Often the best way to get a feel for how things work is to run simple queries and test the results vs. your expectations, whatever they may be.

I like these queries, because the UserId column in the Comments table is not only NULLable, but contains actual NULLs. Wild, right?

SELECT
    c.*
FROM dbo.Comments AS c
WHERE c.UserId IS NULL
AND   c.Score > 2

INTERSECT

SELECT
    c.*
FROM dbo.Comments AS c
WHERE c.UserId IS NULL
AND   c.Score > 3
ORDER BY
    c.Score;

Running this will return results where a Comment’s Score is greater than 3 only, because that’s the starting point for where both query results begin to match results across all the columns.

Note that the UserId column being NULL doesn’t pose any problems here, and doesn’t require any special handling. Like I said. And will keep saying. Please remember what I say, I beg of you.

Moving on to EXCEPT:

SELECT
    c.*
FROM dbo.Comments AS c
WHERE c.UserId IS NULL
AND   c.Score > 2

EXCEPT

SELECT
    c.*
FROM dbo.Comments AS c
WHERE c.UserId IS NULL
AND   c.Score > 3
ORDER BY
    c.Score;

This will only return results from the “first” query (often referred to as the left, or outer query) with a Score of 3, because that’s the only data that exists in it that isn’t also in the “second” (or right, or inner) query.

Both queries will find many of the same rows after Score hits 2 or 3, but those get filtered out to show only the difference(s) between the two.

In case it wasn’t obvious, it’s a bit like using NOT EXISTS, in that rows are only checked, and not projected from the second/right/inner query, looking for Scores greater than 3.

Again, NULLs in the UserId column are handled just fine. No ISNULL/COALESCE/OR gymnastics required.

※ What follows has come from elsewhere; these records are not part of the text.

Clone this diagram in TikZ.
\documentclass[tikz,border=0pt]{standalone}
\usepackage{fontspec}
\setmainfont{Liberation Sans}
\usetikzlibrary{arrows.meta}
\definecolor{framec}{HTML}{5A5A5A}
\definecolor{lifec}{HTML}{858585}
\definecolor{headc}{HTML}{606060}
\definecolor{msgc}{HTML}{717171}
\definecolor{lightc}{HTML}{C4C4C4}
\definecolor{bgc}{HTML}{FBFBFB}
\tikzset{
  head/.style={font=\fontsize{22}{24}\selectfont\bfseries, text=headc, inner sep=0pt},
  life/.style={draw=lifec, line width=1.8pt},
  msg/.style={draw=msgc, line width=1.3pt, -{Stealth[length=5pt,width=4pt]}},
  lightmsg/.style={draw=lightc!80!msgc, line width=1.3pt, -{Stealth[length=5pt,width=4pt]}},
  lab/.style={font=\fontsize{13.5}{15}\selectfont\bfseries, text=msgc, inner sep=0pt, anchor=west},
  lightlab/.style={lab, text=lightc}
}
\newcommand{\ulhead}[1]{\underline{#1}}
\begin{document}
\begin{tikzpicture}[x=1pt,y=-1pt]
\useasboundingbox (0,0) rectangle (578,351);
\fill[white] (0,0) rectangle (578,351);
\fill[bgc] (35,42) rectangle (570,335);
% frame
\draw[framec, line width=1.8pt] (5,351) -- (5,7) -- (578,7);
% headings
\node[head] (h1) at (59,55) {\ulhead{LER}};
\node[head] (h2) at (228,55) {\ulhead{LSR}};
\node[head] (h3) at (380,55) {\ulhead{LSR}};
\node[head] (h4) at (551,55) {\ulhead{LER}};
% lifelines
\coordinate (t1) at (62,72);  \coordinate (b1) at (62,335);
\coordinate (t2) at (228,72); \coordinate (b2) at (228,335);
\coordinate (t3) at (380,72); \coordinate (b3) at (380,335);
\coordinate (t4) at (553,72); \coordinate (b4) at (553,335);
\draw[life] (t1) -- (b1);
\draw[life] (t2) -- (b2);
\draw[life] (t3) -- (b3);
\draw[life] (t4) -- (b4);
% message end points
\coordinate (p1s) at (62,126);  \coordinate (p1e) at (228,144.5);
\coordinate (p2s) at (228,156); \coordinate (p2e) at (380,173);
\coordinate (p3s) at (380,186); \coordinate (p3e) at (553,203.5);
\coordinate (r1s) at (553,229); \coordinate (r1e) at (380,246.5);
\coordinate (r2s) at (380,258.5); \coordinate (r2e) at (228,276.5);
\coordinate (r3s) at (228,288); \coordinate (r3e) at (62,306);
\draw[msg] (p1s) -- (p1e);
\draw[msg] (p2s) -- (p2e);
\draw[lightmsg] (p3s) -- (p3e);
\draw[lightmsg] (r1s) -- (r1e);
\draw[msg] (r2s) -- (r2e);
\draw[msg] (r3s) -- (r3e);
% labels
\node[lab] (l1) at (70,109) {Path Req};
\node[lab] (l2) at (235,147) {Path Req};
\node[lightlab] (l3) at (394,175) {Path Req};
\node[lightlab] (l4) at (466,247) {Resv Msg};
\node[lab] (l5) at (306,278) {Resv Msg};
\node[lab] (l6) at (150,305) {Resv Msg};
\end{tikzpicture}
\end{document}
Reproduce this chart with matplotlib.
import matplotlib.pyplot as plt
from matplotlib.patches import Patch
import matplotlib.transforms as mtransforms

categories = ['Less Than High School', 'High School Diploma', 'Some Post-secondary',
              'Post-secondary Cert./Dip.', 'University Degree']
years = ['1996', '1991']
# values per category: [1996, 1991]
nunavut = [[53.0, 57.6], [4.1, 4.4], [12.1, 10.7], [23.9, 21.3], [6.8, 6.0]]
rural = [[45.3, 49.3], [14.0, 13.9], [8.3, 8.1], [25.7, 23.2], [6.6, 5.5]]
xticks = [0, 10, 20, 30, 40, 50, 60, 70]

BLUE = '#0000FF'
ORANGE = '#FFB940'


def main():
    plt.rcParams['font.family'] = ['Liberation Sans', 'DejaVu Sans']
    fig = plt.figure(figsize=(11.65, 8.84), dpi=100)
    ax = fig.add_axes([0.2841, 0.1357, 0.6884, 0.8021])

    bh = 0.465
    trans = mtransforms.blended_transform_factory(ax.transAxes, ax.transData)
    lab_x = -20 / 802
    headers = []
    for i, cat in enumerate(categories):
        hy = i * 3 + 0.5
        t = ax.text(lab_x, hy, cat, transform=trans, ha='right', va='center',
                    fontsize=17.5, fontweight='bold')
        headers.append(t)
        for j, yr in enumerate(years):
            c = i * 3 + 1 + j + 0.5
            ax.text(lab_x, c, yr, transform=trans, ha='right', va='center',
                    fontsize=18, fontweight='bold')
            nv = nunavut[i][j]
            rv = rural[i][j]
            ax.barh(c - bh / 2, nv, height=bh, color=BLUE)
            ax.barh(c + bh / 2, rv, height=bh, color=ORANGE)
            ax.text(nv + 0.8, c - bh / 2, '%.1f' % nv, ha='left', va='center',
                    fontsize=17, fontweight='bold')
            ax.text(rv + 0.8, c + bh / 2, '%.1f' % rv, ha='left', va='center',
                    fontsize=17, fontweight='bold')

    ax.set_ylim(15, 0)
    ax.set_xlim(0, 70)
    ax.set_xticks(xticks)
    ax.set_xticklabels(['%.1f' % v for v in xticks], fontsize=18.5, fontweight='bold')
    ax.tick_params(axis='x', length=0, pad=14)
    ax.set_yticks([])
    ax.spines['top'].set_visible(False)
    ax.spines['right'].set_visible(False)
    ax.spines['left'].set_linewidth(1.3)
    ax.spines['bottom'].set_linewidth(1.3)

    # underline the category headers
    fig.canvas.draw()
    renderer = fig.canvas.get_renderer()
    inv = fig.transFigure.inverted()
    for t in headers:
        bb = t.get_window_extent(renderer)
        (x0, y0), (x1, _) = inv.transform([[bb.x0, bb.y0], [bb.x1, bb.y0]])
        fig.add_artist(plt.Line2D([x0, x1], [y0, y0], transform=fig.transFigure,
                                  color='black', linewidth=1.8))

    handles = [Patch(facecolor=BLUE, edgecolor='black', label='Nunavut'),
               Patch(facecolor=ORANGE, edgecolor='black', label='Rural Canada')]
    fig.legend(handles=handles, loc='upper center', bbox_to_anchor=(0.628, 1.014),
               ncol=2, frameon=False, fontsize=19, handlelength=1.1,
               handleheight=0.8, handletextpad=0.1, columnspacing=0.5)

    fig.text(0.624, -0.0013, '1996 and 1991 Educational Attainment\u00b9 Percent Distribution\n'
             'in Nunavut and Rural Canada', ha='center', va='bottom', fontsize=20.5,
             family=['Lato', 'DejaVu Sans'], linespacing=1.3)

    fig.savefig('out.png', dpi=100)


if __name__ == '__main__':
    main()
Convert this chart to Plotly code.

I’m really trying to drive this home, here.

In The Year 2000

SQL Server 2022 introduced some “modern” ANSI syntax. By modern, I mean that IS DISTINCT FROM was introduced to the standard in 1999, and IS NOT DISTINCT FROM was introduced in 2003.

While no database platform adheres strictly or urgently to ANSI standards, waiting 20 years for an implementation in SQL Server is kind of really-extra-super-duper son-of-a-gun boy-howdy dag-nabbit-buster alright-bucko hold-your-horses listen-here-pal levels of irritating.

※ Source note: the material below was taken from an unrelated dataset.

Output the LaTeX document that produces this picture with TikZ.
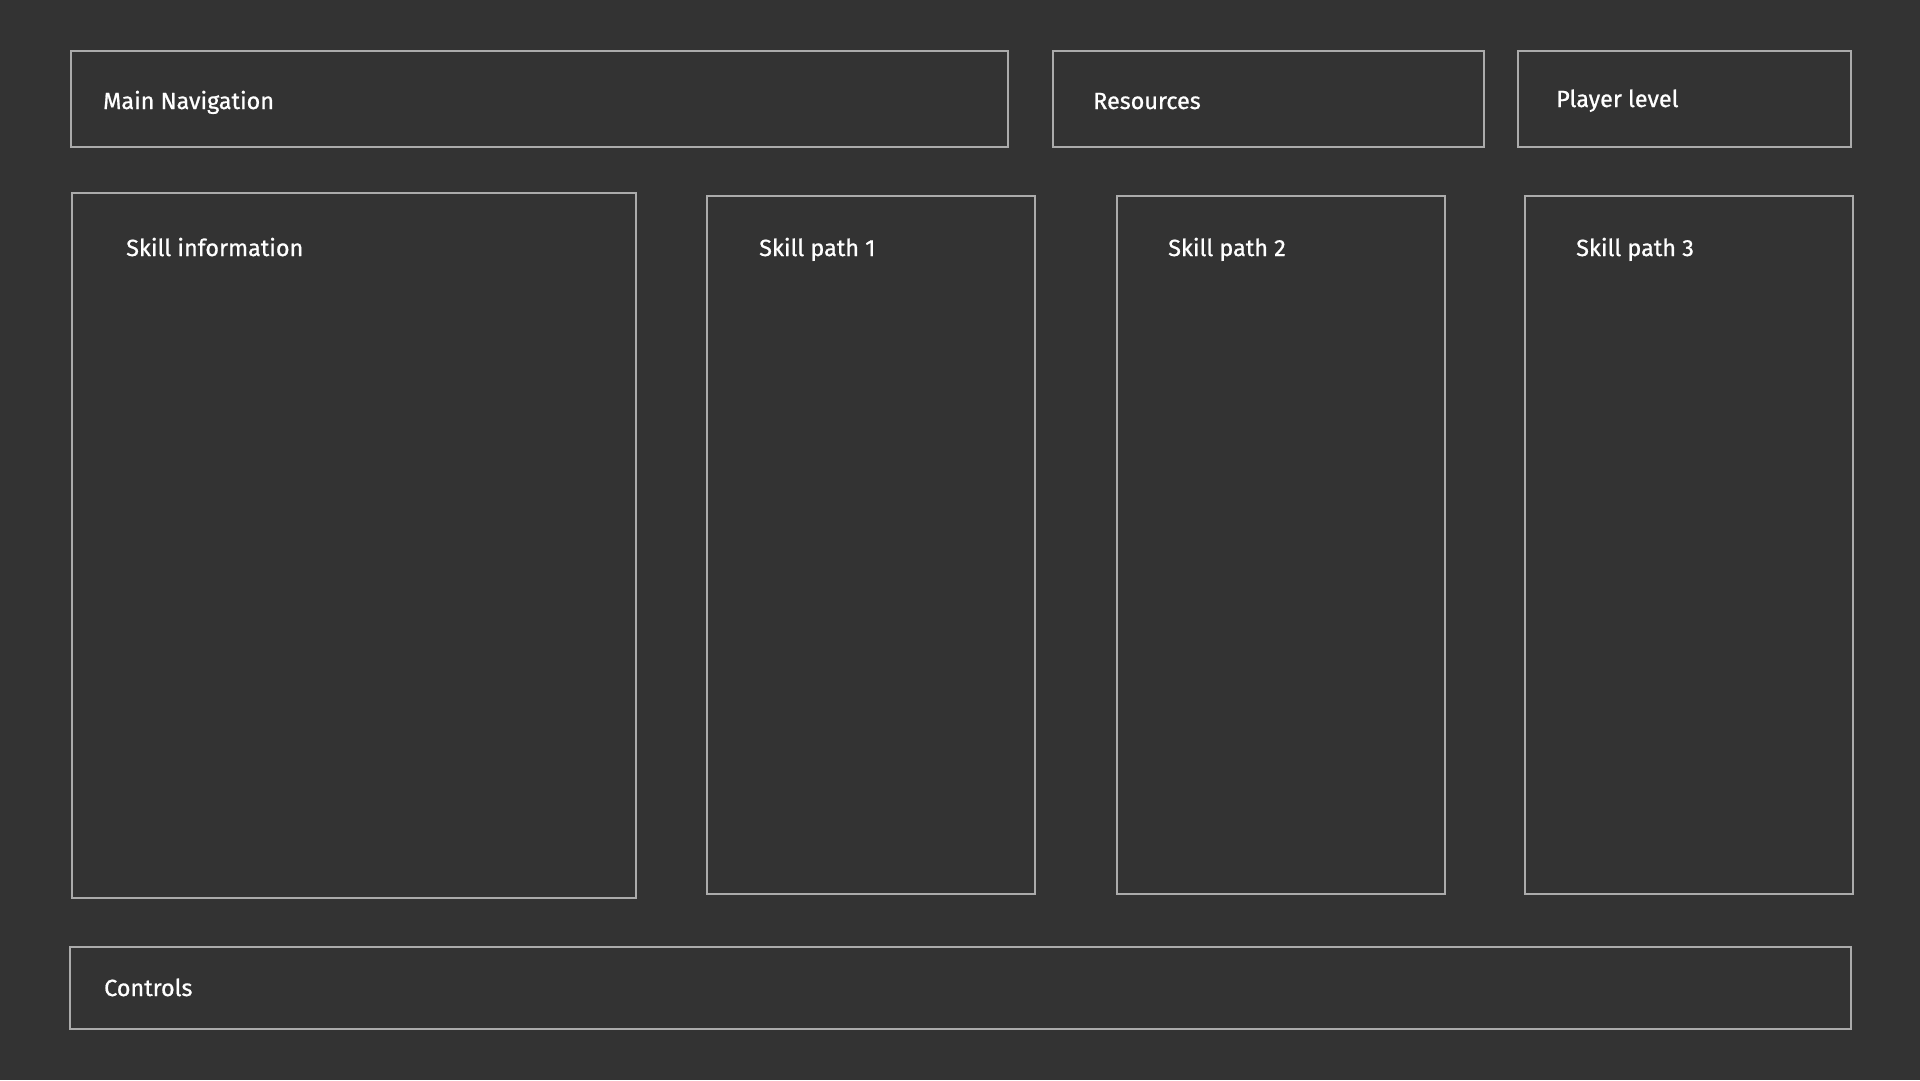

Think of all the useless, deprecated, and retired things we’ve gotten in the past 20 years instead of basic functionality. It’s infinitely miffing.

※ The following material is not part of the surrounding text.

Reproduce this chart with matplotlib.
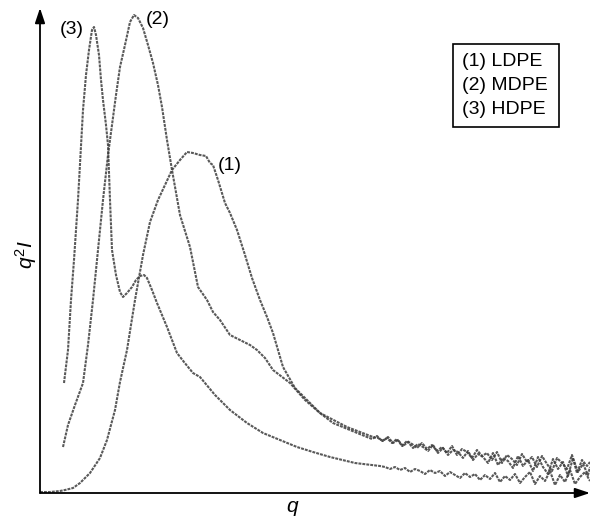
import matplotlib
matplotlib.use("Agg")
import matplotlib.pyplot as plt
from matplotlib.patches import Rectangle

plt.rcParams["font.family"] = ["Liberation Sans", "DejaVu Sans"]
plt.rcParams["mathtext.fontset"] = "custom"
plt.rcParams["mathtext.it"] = "Liberation Sans:italic"
plt.rcParams["mathtext.rm"] = "Liberation Sans"

# ---------- Scattering profiles (arbitrary units) ----------

# (1) LDPE
q_ldpe = [0, 10, 20, 25, 33, 40, 50, 60, 67, 75, 80, 87, 95, 103, 110, 118, 125, 132,
          140, 147, 153, 160, 166, 170, 173, 178, 185, 190, 197, 205, 212, 220, 227,
          233, 243, 255, 267, 280, 293, 310, 327,
          332, 337, 342, 347, 352, 357, 362, 367, 372, 377, 382, 387, 392, 397, 402,
          407, 412, 417, 422, 427, 432, 437, 442, 447, 452, 457, 462, 467, 472, 477,
          482, 487, 492, 497, 502, 507, 512, 517, 522, 527, 532, 537, 542, 547, 550]
i_ldpe = [1, 1, 2, 3, 5, 10, 20, 35, 53, 83, 111, 143, 193, 238, 271, 293, 308, 323,
          333, 341, 340, 338, 337, 330, 328, 313, 290, 280, 263, 238, 215, 193, 176,
          160, 126, 105, 93, 80, 70, 63, 56,
          54, 57, 52, 55, 50, 54, 47, 52, 49, 45, 50, 44, 48, 42, 46,
          40, 47, 38, 44, 41, 35, 43, 37, 40, 33, 41, 30, 38, 34, 28,
          39, 31, 36, 26, 37, 29, 22, 35, 30, 24, 38, 20, 33, 27, 31]

# (2) MDPE
q_mdpe = [23, 28, 35, 43, 48, 53, 58, 63, 68, 72, 76, 80, 85, 90, 94, 98, 103, 108,
          113, 118, 122, 127, 132, 140, 150, 158, 167, 173, 180, 190, 200, 210, 217,
          225, 233, 250, 265, 280, 307, 333,
          338, 343, 348, 353, 358, 363, 368, 373, 378, 383, 388, 393, 398, 403, 408,
          413, 418, 423, 428, 433, 438, 443, 448, 453, 458, 463, 468, 473, 478, 483,
          488, 493, 498, 503, 508, 513, 518, 523, 528, 533, 538, 543, 548, 550]
i_mdpe = [46, 68, 88, 110, 148, 193, 243, 293, 338, 368, 398, 426, 448, 471, 478, 475,
          465, 448, 430, 408, 386, 353, 323, 278, 246, 206, 193, 181, 173, 158, 153,
          148, 143, 135, 123, 110, 93, 80, 66, 56,
          55, 52, 56, 50, 53, 47, 51, 45, 49, 46, 42, 48, 40, 45, 38,
          43, 41, 35, 42, 33, 39, 36, 30, 40, 28, 35, 32, 25, 37, 27,
          33, 22, 36, 26, 19, 34, 24, 31, 17, 35, 21, 29, 18, 26]

# (3) HDPE
q_hdpe = [24, 28, 31, 34, 38, 43, 46, 49, 52, 54, 56, 59, 61, 63, 66, 68, 70, 72, 76,
          80, 83, 87, 92, 96, 100, 104, 107, 112, 117, 122, 127, 132, 137, 144, 153,
          160, 175, 190, 207, 223, 240, 257, 273, 290, 315, 340,
          345, 350, 355, 360, 365, 370, 375, 380, 385, 390, 395, 400, 405, 410, 415,
          420, 425, 430, 435, 440, 445, 450, 455, 460, 465, 470, 475, 480, 485, 490,
          495, 500, 505, 510, 515, 520, 525, 530, 535, 540, 545, 550]
i_hdpe = [110, 143, 193, 233, 293, 383, 418, 443, 463, 466, 458, 438, 413, 393, 368,
          348, 293, 243, 218, 201, 196, 200, 206, 213, 217, 218, 215, 203, 190, 178,
          166, 153, 140, 131, 120, 116, 98, 83, 70, 60, 53, 46, 41, 36, 30, 27,
          26, 24, 26, 23, 25, 21, 24, 22, 19, 23, 20, 22, 17, 21, 18,
          15, 20, 16, 19, 13, 18, 14, 20, 11, 17, 13, 19, 10, 16, 21,
          9, 17, 12, 22, 8, 18, 11, 23, 9, 16, 21, 12]

legend_lines = ["(1) LDPE", "(2) MDPE", "(3) HDPE"]

# ---------- Plot ----------

fig = plt.figure(figsize=(5.94, 5.25), dpi=100)
ax = fig.add_axes([40 / 594, 32 / 525, 550 / 594, 485 / 525])

for q, i in [(q_ldpe, i_ldpe), (q_mdpe, i_mdpe), (q_hdpe, i_hdpe)]:
    ax.plot(q, i, color="#3c3c3c", lw=1.5, alpha=0.85, linestyle=(0, (1.4, 0.5)))

ax.set_xlim(0, 550)
ax.set_ylim(0, 485)
for s in ax.spines.values():
    s.set_visible(False)
ax.set_xticks([])
ax.set_yticks([])

# axes drawn as arrows
arrow = dict(arrowstyle="-|>,head_length=0.9,head_width=0.3", lw=1.3, color="black",
             shrinkA=0, shrinkB=0)
ax.annotate("", xy=(0, 1.0), xytext=(0, 0), xycoords="axes fraction", arrowprops=arrow,
            annotation_clip=False)
ax.annotate("", xy=(1.0, 0), xytext=(0, 0), xycoords="axes fraction", arrowprops=arrow,
            annotation_clip=False)

# curve labels
ax.text(32, 463, "(3)", fontsize=14, ha="center", va="center")
ax.text(118, 473, "(2)", fontsize=14, ha="center", va="center")
ax.text(190, 328, "(1)", fontsize=14, ha="center", va="center")

# legend box
ax.add_patch(Rectangle((0.751, 0.7546), 0.1927, 0.1711, transform=ax.transAxes,
                       fill=False, edgecolor="black", lw=1.2, clip_on=False))
for k, txt in enumerate(legend_lines):
    ax.text(0.767, 0.8887 - k * 0.0495, txt, transform=ax.transAxes, fontsize=14,
            ha="left", va="center")

fig.text(293 / 594, 1 - 508 / 525, "$q$", fontsize=15, ha="center", va="center")
fig.text(26 / 594, 1 - 255 / 525, "$q^2I$", fontsize=15, ha="center", va="center",
         rotation=90)

fig.savefig("out.png", dpi=100)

Anyway, I like these additions quite a lot. In many ways, these are extensions of INTERSECT and EXCEPT, because the workarounds involved for them involved those very directives. Sort of like Microsoft finally adding GREATEST and LEAST, after decades of developers wondering just what the hell to do instead, I hope they didn’t show up too late to keep SQL Server from being bullied by developers who are used to other platforms.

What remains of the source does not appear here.